VFR and IFR Minimums

Part 135 alternate requirements differ from Part 91 and Part 121. Know the 135.221 alternate airport requirements for IFR, including the fuel-to-alternate calculation, and how they compare to Part 91 personal minimums. Single-pilot IFR currency requirements under 135.247 are also commonly tested — particularly whether logging approaches in a full-motion sim satisfies currency for revenue ops.

MEL Authority

Surf Air operates under an approved MEL. Know how to use it — specifically, the difference between (O) and (M) items, who is authorized to defer each, and how deferral affects aircraft airworthiness status. A common trap question: "If an item has no MEL entry, is it automatically a no-go?" The correct answer references 91.213 and the approved MEL/CDL framework, not a blanket yes.

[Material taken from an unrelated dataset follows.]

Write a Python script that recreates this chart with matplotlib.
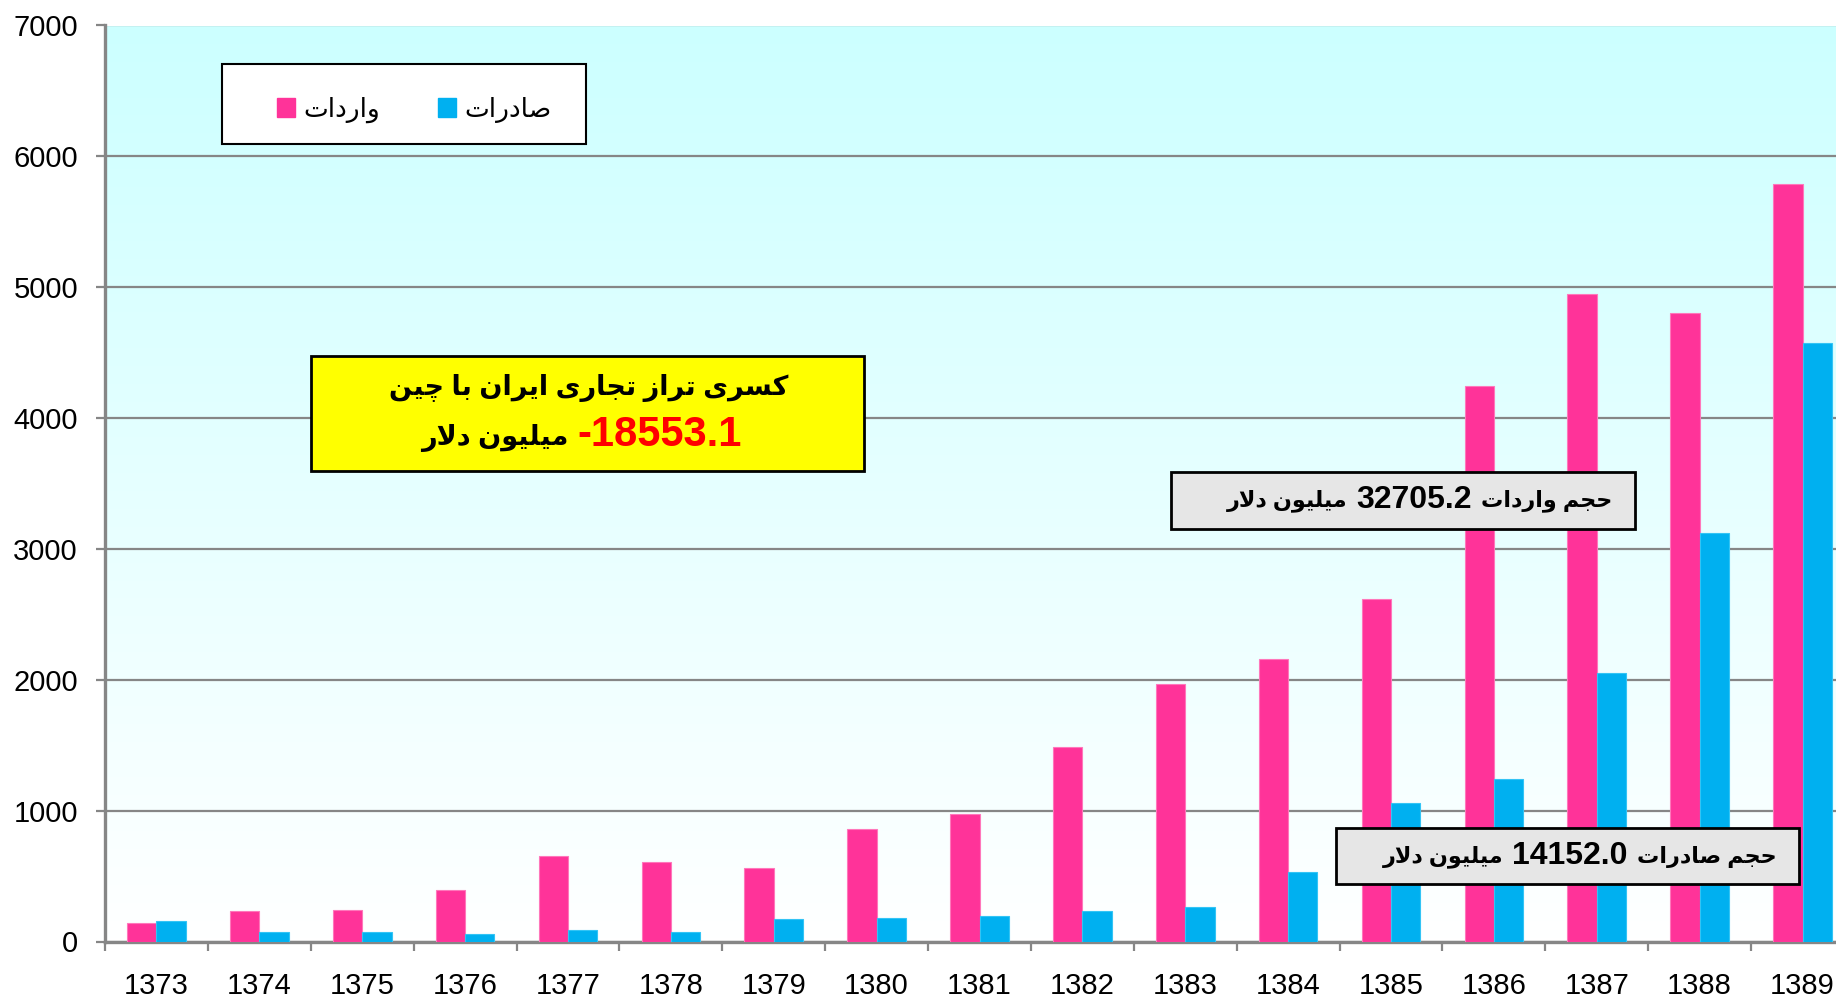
import matplotlib
matplotlib.use("Agg")
import matplotlib.pyplot as plt
import numpy as np
from matplotlib.patches import Rectangle
from matplotlib.colors import LinearSegmentedColormap

years = ["1373", "1374", "1375", "1376", "1377", "1378", "1379", "1380", "1381",
         "1382", "1383", "1384", "1385", "1386", "1387", "1388", "1389"]
imports = [145, 230, 240, 390, 655, 610, 565, 860, 975,
           1485, 1970, 2160, 2615, 4245, 4945, 4800, 5790]
exports = [155, 70, 70, 60, 90, 75, 170, 180, 195,
           230, 265, 530, 1055, 1245, 2050, 3125, 4570]
y_ticks = [0, 1000, 2000, 3000, 4000, 5000, 6000, 7000]

label_imports = "واردات"
label_exports = "صادرات"
title_line1 = "کسری تراز تجاری ایران با چین"
deficit_value = "-18553.1"
unit = "میلیون دلار"
imports_label = "حجم واردات"
imports_total = "32705.2"
exports_label = "حجم صادرات"
exports_total = "14152.0"

PINK = "#FF3399"
BLUE = "#00B0F0"
GRID = "#868686"

# Arabic presentation forms: isolated, final, initial, medial
FORMS = {
    "ا": ("\uFE8D", "\uFE8E", None, None),
    "ب": ("\uFE8F", "\uFE90", "\uFE91", "\uFE92"),
    "ت": ("\uFE95", "\uFE96", "\uFE97", "\uFE98"),
    "ج": ("\uFE9D", "\uFE9E", "\uFE9F", "\uFEA0"),
    "ح": ("\uFEA1", "\uFEA2", "\uFEA3", "\uFEA4"),
    "د": ("\uFEA9", "\uFEAA", None, None),
    "ر": ("\uFEAD", "\uFEAE", None, None),
    "ز": ("\uFEAF", "\uFEB0", None, None),
    "س": ("\uFEB1", "\uFEB2", "\uFEB3", "\uFEB4"),
    "ص": ("\uFEB9", "\uFEBA", "\uFEBB", "\uFEBC"),
    "ل": ("\uFEDD", "\uFEDE", "\uFEDF", "\uFEE0"),
    "م": ("\uFEE1", "\uFEE2", "\uFEE3", "\uFEE4"),
    "ن": ("\uFEE5", "\uFEE6", "\uFEE7", "\uFEE8"),
    "و": ("\uFEED", "\uFEEE", None, None),
    "ی": ("\uFBFC", "\uFBFD", "\uFBFE", "\uFBFF"),
    "ي": ("\uFEF1", "\uFEF2", "\uFEF3", "\uFEF4"),
    "ک": ("\uFB8E", "\uFB8F", "\uFB90", "\uFB91"),
    "چ": ("\uFB7A", "\uFB7B", "\uFB7C", "\uFB7D"),
}


def joins_next(c):
    return c in FORMS and FORMS[c][2] is not None


def shape_word(word):
    out = []
    i = 0
    while i < len(word):
        c = word[i]
        if c not in FORMS:
            out.append(c)
            i += 1
            continue
        link_prev = i > 0 and joins_next(word[i - 1])
        if c == "ل" and i + 1 < len(word) and word[i + 1] == "ا":
            out.append("\uFEFC" if link_prev else "\uFEFB")
            i += 2
            continue
        link_next = joins_next(c) and i + 1 < len(word) and word[i + 1] in FORMS
        iso, fin, ini, med = FORMS[c]
        if link_prev and link_next:
            out.append(med)
        elif link_prev:
            out.append(fin)
        elif link_next:
            out.append(ini)
        else:
            out.append(iso)
        i += 1
    return "".join(reversed(out))


def rtl(text):
    tokens = text.split(" ")
    shaped = [shape_word(t) if any(ch in FORMS for ch in t) else t for t in tokens]
    return " ".join(reversed(shaped))


plt.rcParams["font.family"] = ["Liberation Sans", "DejaVu Sans"]

W, H = 1836, 998
fig = plt.figure(figsize=(W / 100, H / 100), dpi=100)
x_left, x_right = 105, 1854
y_top, y_bot = 25.5, 941.5
ax = fig.add_axes([x_left / W, 1 - y_bot / H, (x_right - x_left) / W, (y_bot - y_top) / H])


def fx(px):
    return px / W


def fy(py):
    return 1 - py / H


x = np.arange(len(years))
bw = 0.285
ax.bar(x - bw / 2, imports, bw, color=PINK, edgecolor="#FF77BB", linewidth=0.8, zorder=3)
ax.bar(x + bw / 2, exports, bw, color=BLUE, edgecolor="#33C4F5", linewidth=0.8, zorder=3)

ax.set_xlim(-0.5, len(years) - 0.5)
ax.set_ylim(0, 7000)

bg = LinearSegmentedColormap.from_list("bg", ["#FFFFFF", "#CCFFFF"])
ax.imshow(np.linspace(1, 0, 256).reshape(-1, 1), cmap=bg, aspect="auto",
          extent=(-0.5, len(years) - 0.5, 0, 7000), zorder=0)

ax.set_yticks(y_ticks)
ax.set_yticklabels([str(v) for v in y_ticks], fontsize=21)
ax.yaxis.grid(True, color=GRID, linewidth=1.6, zorder=1)
ax.tick_params(axis="y", length=6.5, width=1.6, color=GRID, pad=13)

ax.set_xticks(x)
ax.set_xticklabels(years, fontsize=21)
ax.set_xticks(np.arange(-0.5, len(years)), minor=True)
ax.tick_params(axis="x", which="major", length=0, pad=22)
ax.tick_params(axis="x", which="minor", length=6.5, width=1.6, color=GRID)

for s in ["top", "right"]:
    ax.spines[s].set_visible(False)
for s in ["left", "bottom"]:
    ax.spines[s].set_color(GRID)
    ax.spines[s].set_linewidth(2.4)

# legend frame + legend
fig.add_artist(Rectangle((fx(222), fy(144)), fx(586) - fx(222), fy(64) - fy(144),
                         transform=fig.transFigure, facecolor="white", edgecolor="black",
                         linewidth=1.5, zorder=4))
handles = [Rectangle((0, 0), 1, 1, color=PINK), Rectangle((0, 0), 1, 1, color=BLUE)]
fig.legend(handles, [rtl(label_imports), rtl(label_exports)], ncol=2, frameon=False,
           loc="center", bbox_to_anchor=(fx(414), fy(110)),
           handlelength=0.7, handleheight=0.7, handletextpad=0.3, columnspacing=2.2,
           prop={"family": ["DejaVu Sans"], "size": 19})

# yellow deficit box
fig.add_artist(Rectangle((fx(311), fy(471)), fx(864) - fx(311), fy(356) - fy(471),
                         transform=fig.transFigure, facecolor="#FFFF00", edgecolor="black",
                         linewidth=2, zorder=4))
fig.text(fx(589), fy(388), rtl(title_line1), ha="center", va="center", fontsize=19.5,
         fontweight="bold", zorder=5)
fig.text(fx(568), fy(438), rtl(unit), ha="right", va="center", fontsize=19.5,
         fontweight="bold", zorder=5)
fig.text(fx(577), fy(435), deficit_value, ha="left", va="center", fontsize=30,
         fontweight="bold", color="red", zorder=5)

# grey total boxes
boxes = [
    ((1171, 472, 1635, 529), imports_label, imports_total, (1612, 1472, 1347), 500),
    ((1336, 828, 1799, 884), exports_label, exports_total, (1777, 1628, 1504), 856),
]
for (x0, y0, x1, y1), lab, val, (xa, xb, xc), yc in boxes:
    fig.add_artist(Rectangle((fx(x0), fy(y1)), fx(x1) - fx(x0), fy(y0) - fy(y1),
                             transform=fig.transFigure, facecolor="#E6E6E6",
                             edgecolor="black", linewidth=2, zorder=4))
    fig.text(fx(xa), fy(yc + 1), rtl(lab), ha="right", va="center", fontsize=16,
             fontweight="bold", zorder=5)
    fig.text(fx(xb), fy(yc), val, ha="right", va="center", fontsize=23,
             fontweight="bold", zorder=5)
    fig.text(fx(xc), fy(yc + 1), rtl(unit), ha="right", va="center", fontsize=16,
             fontweight="bold", zorder=5)

fig.savefig("out.png", dpi=100, facecolor="white")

PC-12 Systems and Single-Pilot Operations

Surf Air flies single-pilot IFR in IMC. Interviewers take systems knowledge seriously because there is no first officer to catch a missed callout. Be prepared to discuss the PT6A-67P engine (torque limits, ITT redlines, beta range operation), pressurization system, and anti-ice/de-ice logic. You do not need type-specific experience to get the job, but you must demonstrate structured thinking about single-pilot workload management.

Automation management questions are common: "How do you configure the FMS for an RNAV approach when you're hand-flying through icing conditions and ATC gives you a route amendment?" They're testing task prioritization, not a specific answer.

Preparing Effectively

Gouge from recent Surf Air interviews consistently flags the same regulatory scenarios. Candidates who treat the FARs as reference material rather than something to read once struggle most. Read 135.1–135.300 with the intent to apply each section to a realistic operational scenario.

If you want structured practice, the Surf Air question bank on Vectors to Hired includes 12,800+ operator-specific questions drawn from real pilot interview reports. The AI Voice Coach scores your answers on a 1–5 scale and gives you specific feedback on regulatory accuracy and response structure — useful for tightening up answers before your actual oral.

For broader context on regional and Part 135 interview strategy, the Part 135 Interview Prep guide covers rest rules, PIC authority scenarios, and MEL logic in depth. A free account gives you access to a sample set before committing.

Surf Air interviews reward pilots who can connect regulatory knowledge to real decisions. Know your FARs, know the PC-12, and practice articulating your reasoning out loud — not just to yourself.